All the changed operations belong to a small subset of the virtual machine instructions. This set contains basic arithmetic operations (addition, subtraction ...), conversion operations (double to int, long to double ...), storage instructions (local variables, functions parameters, instance or class fields ...) and calls to elementary functions defined in the Math and StrictMath classes. There is really nothing more! For each one of these basic bytecode instructions, we know how to map it to a mathematical equation and we can combine this equation with its derivative to form a pair of equations we will use later. For example, a DADD bytecode instruction corresponds to the addition of two real numbers and produces a third number which is their sum. So we map the instruction to the equation:

c=a+b
and we combine this with its derivative to form the pair:
(c=a+b, c'=a'+b')
In this example, we have simply used the linearity property of differentiation which implies that the derivative of a sum is the sum of the derivatives. Similar rules exist for all arithmetic instructions, and the derivative of all basic functions in the Math and StrictMath is known.
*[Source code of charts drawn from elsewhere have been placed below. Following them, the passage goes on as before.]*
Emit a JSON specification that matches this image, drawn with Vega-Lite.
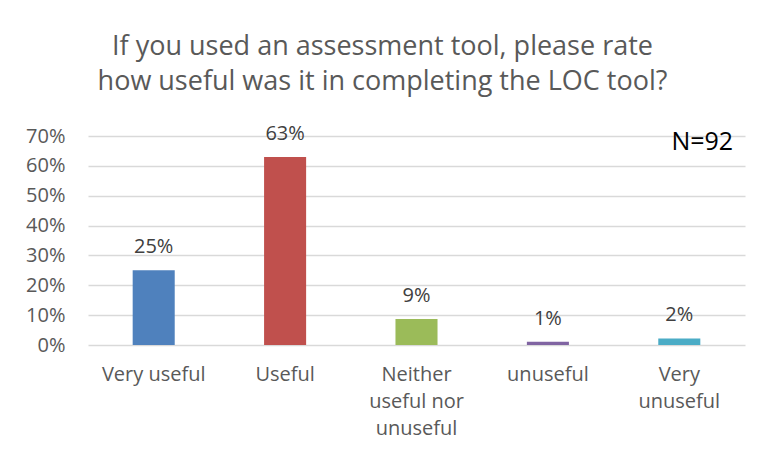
{
  "$schema": "https://vega.github.io/schema/vega-lite/v6.json",
  "width": 657,
  "height": 209,
  "autosize": {"type": "none"},
  "padding": {"left": 88, "top": 136, "right": 20, "bottom": 121},
  "background": "white",
  "title": {
    "text": ["If you used an assessment tool, please rate", "how useful was it in completing the LOC tool?"],
    "font": "Open Sans",
    "fontSize": 27,
    "fontWeight": "normal",
    "color": "#595959",
    "lineHeight": 35,
    "anchor": "middle",
    "dx": -34,
    "offset": 28
  },
  "config": {
    "view": {"stroke": null},
    "font": "Open Sans"
  },
  "data": {
    "values": [
      {"category": "Very useful", "value": 0.25, "label": "25%"},
      {"category": "Useful", "value": 0.63, "label": "63%"},
      {"category": "Neither useful nor unuseful", "value": 0.087, "label": "9%"},
      {"category": "unuseful", "value": 0.011, "label": "1%"},
      {"category": "Very unuseful", "value": 0.022, "label": "2%"}
    ]
  },
  "encoding": {
    "x": {
      "field": "category",
      "type": "nominal",
      "sort": null,
      "scale": {"paddingInner": 0.68, "paddingOuter": 0.34},
      "axis": {
        "title": null,
        "labelAngle": 0,
        "labelFont": "Open Sans",
        "labelFontSize": 20,
        "labelColor": "#595959",
        "labelPadding": 19,
        "labelLineHeight": 27,
        "labelBaseline": "top",
        "labelExpr": "datum.value == 'Neither useful nor unuseful' ? ['Neither', 'useful nor', 'unuseful'] : datum.value == 'Very unuseful' ? ['Very', 'unuseful'] : datum.value",
        "ticks": false,
        "domain": false
      }
    },
    "y": {
      "field": "value",
      "type": "quantitative",
      "scale": {"domain": [0, 0.7], "nice": false},
      "axis": {
        "title": null,
        "format": ".0%",
        "values": [0, 0.1, 0.2, 0.3, 0.4, 0.5, 0.6, 0.7],
        "labelOverlap": false,
        "labelFont": "Open Sans",
        "labelFontSize": 20,
        "labelColor": "#595959",
        "labelPadding": 23,
        "ticks": false,
        "domain": false,
        "grid": true,
        "gridColor": "#d9d9d9",
        "gridWidth": 1.3
      }
    }
  },
  "layer": [
    {
      "mark": {"type": "bar"},
      "encoding": {
        "color": {
          "field": "category",
          "type": "nominal",
          "sort": null,
          "scale": {"range": ["#4F81BD", "#C0504D", "#9BBB59", "#8064A2", "#4BACC6"]},
          "legend": null
        }
      }
    },
    {
      "mark": {"type": "text", "baseline": "bottom", "dy": -13, "fontSize": 20, "font": "Open Sans", "color": "#404040"},
      "encoding": {
        "text": {"field": "label"}
      }
    },
    {
      "data": {"values": [{"category": "Very unuseful", "value": 0.7, "note": "N=92"}]},
      "mark": {"type": "text", "baseline": "top", "align": "center", "dx": 23, "dy": -6, "fontSize": 25, "font": "Open Sans", "color": "#000000"},
      "encoding": {
        "text": {"field": "note"}
      }
    }
  ]
}
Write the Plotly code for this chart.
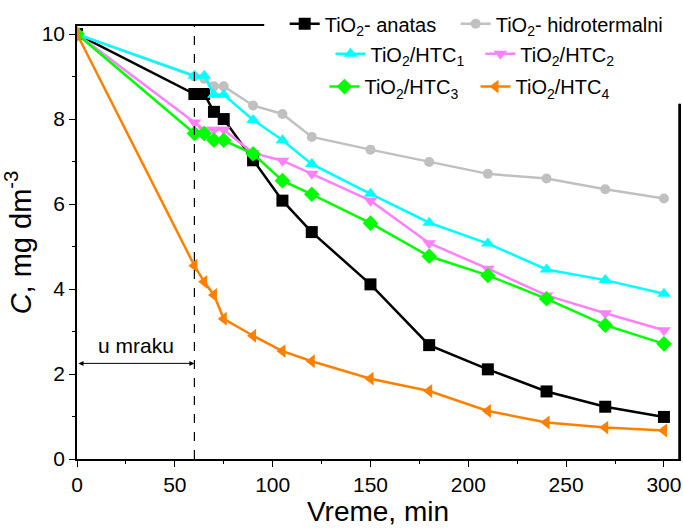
import plotly.graph_objects as go

t = [0, 60, 65, 70, 75, 90, 105, 120, 150, 180, 210, 240, 270, 300]

anatas = [10, 8.59, 8.59, 8.17, 8.0, 7.03, 6.08, 5.34, 4.11, 2.68, 2.11, 1.59, 1.23, 0.99]
hidro = [10, 9.0, 8.95, 8.77, 8.77, 8.32, 8.12, 7.58, 7.28, 6.99, 6.71, 6.6, 6.35, 6.13]
htc1 = [10, 9.02, 9.02, 8.57, 8.57, 7.98, 7.5, 6.94, 6.24, 5.56, 5.07, 4.46, 4.21, 3.89]
htc2 = [10, 7.92, 7.75, 7.75, 7.75, 7.2, 7.02, 6.71, 6.08, 5.08, 4.48, 3.85, 3.43, 3.03]
htc3 = [10, 7.66, 7.66, 7.5, 7.5, 7.18, 6.55, 6.23, 5.55, 4.77, 4.32, 3.77, 3.15, 2.71]
htc4 = [10, 4.55, 4.17, 3.86, 3.3, 2.9, 2.54, 2.3, 1.89, 1.6, 1.13, 0.86, 0.74, 0.67]

names = ["TiO<sub>2</sub>- anatas", "TiO<sub>2</sub>- hidrotermalni",
         "TiO<sub>2</sub>/HTC<sub>1</sub>", "TiO<sub>2</sub>/HTC<sub>2</sub>",
         "TiO<sub>2</sub>/HTC<sub>3</sub>", "TiO<sub>2</sub>/HTC<sub>4</sub>"]
values = [anatas, hidro, htc1, htc2, htc3, htc4]
colors = ["#000000", "#C0C0C0", "#00FFFF", "#FF80FF", "#00FF00", "#FF8000"]
symbols = ["square", "circle", "triangle-up", "triangle-down", "diamond", "triangle-left"]
msizes = [12, 10, 12, 12, 12, 12]
leg_pos = [(0.345, 1.005), (0.629, 1.005), (0.421, 0.936), (0.670, 0.936),
           (0.411, 0.860), (0.662, 0.860)]

font = "Liberation Sans, Arial, sans-serif"
fig = go.Figure()
layout_legends = {}
for i, (name, vals, col, sym, ms) in enumerate(zip(names, values, colors, symbols, msizes)):
    lid = "legend" if i == 0 else f"legend{i+1}"
    fig.add_trace(go.Scatter(
        x=t, y=vals, name=name, mode="lines+markers",
        line=dict(color=col, width=2.5),
        marker=dict(symbol=sym, size=ms, color=col),
        legend=lid,
    ))
    lx, ly = leg_pos[i]
    layout_legends[lid] = dict(x=lx, y=ly, xanchor="left", yanchor="middle",
                               bgcolor="rgba(0,0,0,0)", font=dict(size=20),
                               itemwidth=30, borderwidth=0)

fig.update_layout(
    width=683, height=531,
    margin=dict(l=77, r=4, t=24, b=72),
    paper_bgcolor="white", plot_bgcolor="white",
    font=dict(family=font, size=21, color="black"),
    showlegend=True,
    **layout_legends,
)
fig.update_xaxes(
    range=[0, 307.7], tickvals=[0, 50, 100, 150, 200, 250, 300],
    ticks="outside", ticklen=6, tickwidth=1.2, tickcolor="black",
    minor=dict(dtick=25, tick0=0, ticks="outside", ticklen=3, tickcolor="black"),
    showline=True, linecolor="black", linewidth=1.5, mirror=True,
    showgrid=False, zeroline=False, automargin=False,
    title=dict(text="Vreme, min", font=dict(size=28), standoff=2),
)
fig.update_yaxes(
    range=[0, 10.19], tickvals=[0, 2, 4, 6, 8, 10],
    ticks="outside", ticklen=6, tickwidth=1.2, tickcolor="black",
    minor=dict(dtick=1, tick0=0, ticks="outside", ticklen=3, tickcolor="black"),
    showline=True, linecolor="black", linewidth=1.5, mirror=True,
    showgrid=False, zeroline=False, automargin=False,
    title=dict(text="<i>C</i>, mg dm<sup>-3</sup>", font=dict(size=29), standoff=2),
)
fig.add_shape(type="line", x0=60, x1=60, y0=0, y1=1, xref="x", yref="paper",
              line=dict(color="black", width=1.2, dash="dash"))
# white legend backdrop covering the frame corner (as in the reference)
fig.add_shape(type="rect", x0=0.311, x1=1.05, y0=0.8207, y1=1.1, xref="paper", yref="paper",
              fillcolor="white", line=dict(width=0), layer="above")
# right frame segment below the legend backdrop
fig.add_shape(type="line", x0=1, x1=1, y0=0, y1=0.8207, xref="paper", yref="paper",
              line=dict(color="black", width=1.5), layer="above")
fig.add_annotation(x=60, y=2.25, ax=0, ay=2.25, xref="x", yref="y", axref="x", ayref="y",
                   text="", showarrow=True, arrowhead=2, arrowside="end+start",
                   arrowsize=1, arrowwidth=1, arrowcolor="black", startarrowhead=2)
fig.add_annotation(x=30, y=2.66, xref="x", yref="y", text="u mraku", showarrow=False,
                   font=dict(size=21))

fig.write_html("out.html", config={"displayModeBar": False},
               post_script="document.body.style.margin='0';document.body.style.overflow='hidden';")
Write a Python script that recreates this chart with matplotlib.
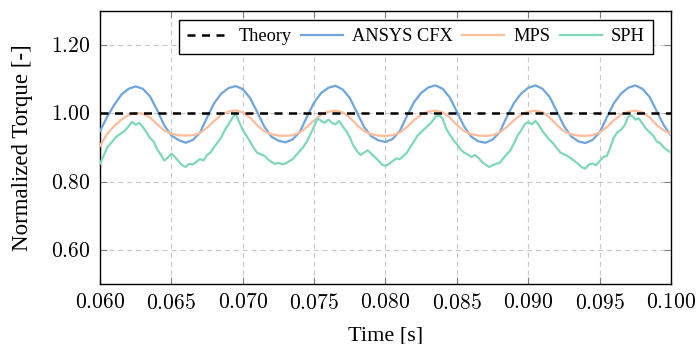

The complete rules set is described in the Differentiation rules section below.

Lets consider a more extensive example:

          public class Linear implements UnivariateDifferentiable {
              public double f(double t) {
                  double result = 1;
                  for (int i = 0; i < 3; ++i) {
                      result = result * (2 * t + 1);
                  }
                  return result;
              }
          }
        

In this example, the only things that need to be changed for differentiating the f method are the t parameter and the result local variable which must be adapted to hold the value and the derivative, the two multiplications and the addition. In order to generate the new function, Nabla will convert these elements one at a time, starting from the parameter change and propagating the change using a simple data flow analysis. There is no need to analyze the global structure of the code, and no need to change anything in the loop handling instructions above. The method generated for the example above will be roughly similar to the one that would result from compiling the code below (except that Nabla generates bytecode directly, it does not use source at all):

          public DifferentialPair f(DifferentialPair t) {

              // source roughly equivalent to code generated at method entry
              double t0 = t.getValue();
              double t1 = t.getFirstDerivative();

              // source roughly equivalent to conversion of the result affectation
              double result0  = 1;
              double result1  = 0;

              // this loop handling code is not changed at all
              for (int i = 0; i < 3; ++i) {

                  // source roughly equivalent to conversion of "2 * ..."
                  double tmpA0 = 2 * t0;
                  double tmpA1 = 2 * t1;

                  // source roughly equivalent to conversion of "... + 1"
                  tmpA0 += 1;

                  // source roughly equivalent to conversion of "result * ..."
                  double tmpB0 = result0 * tmpA0;
                  double tmpB1 = result0 * tmpA1 + result1 * tmpA0;

                  // source roughly equivalent to conversion of "result = ..."
                  result0 = tmpB0;
                  result1 = tmpB1;

              }

              // source equivalent to code generated at method exit
              return new DifferentialPair(result0, result1);

          }
        

This example shows that the instructions conversions have local scope. No global tree representation of the method is needed at all.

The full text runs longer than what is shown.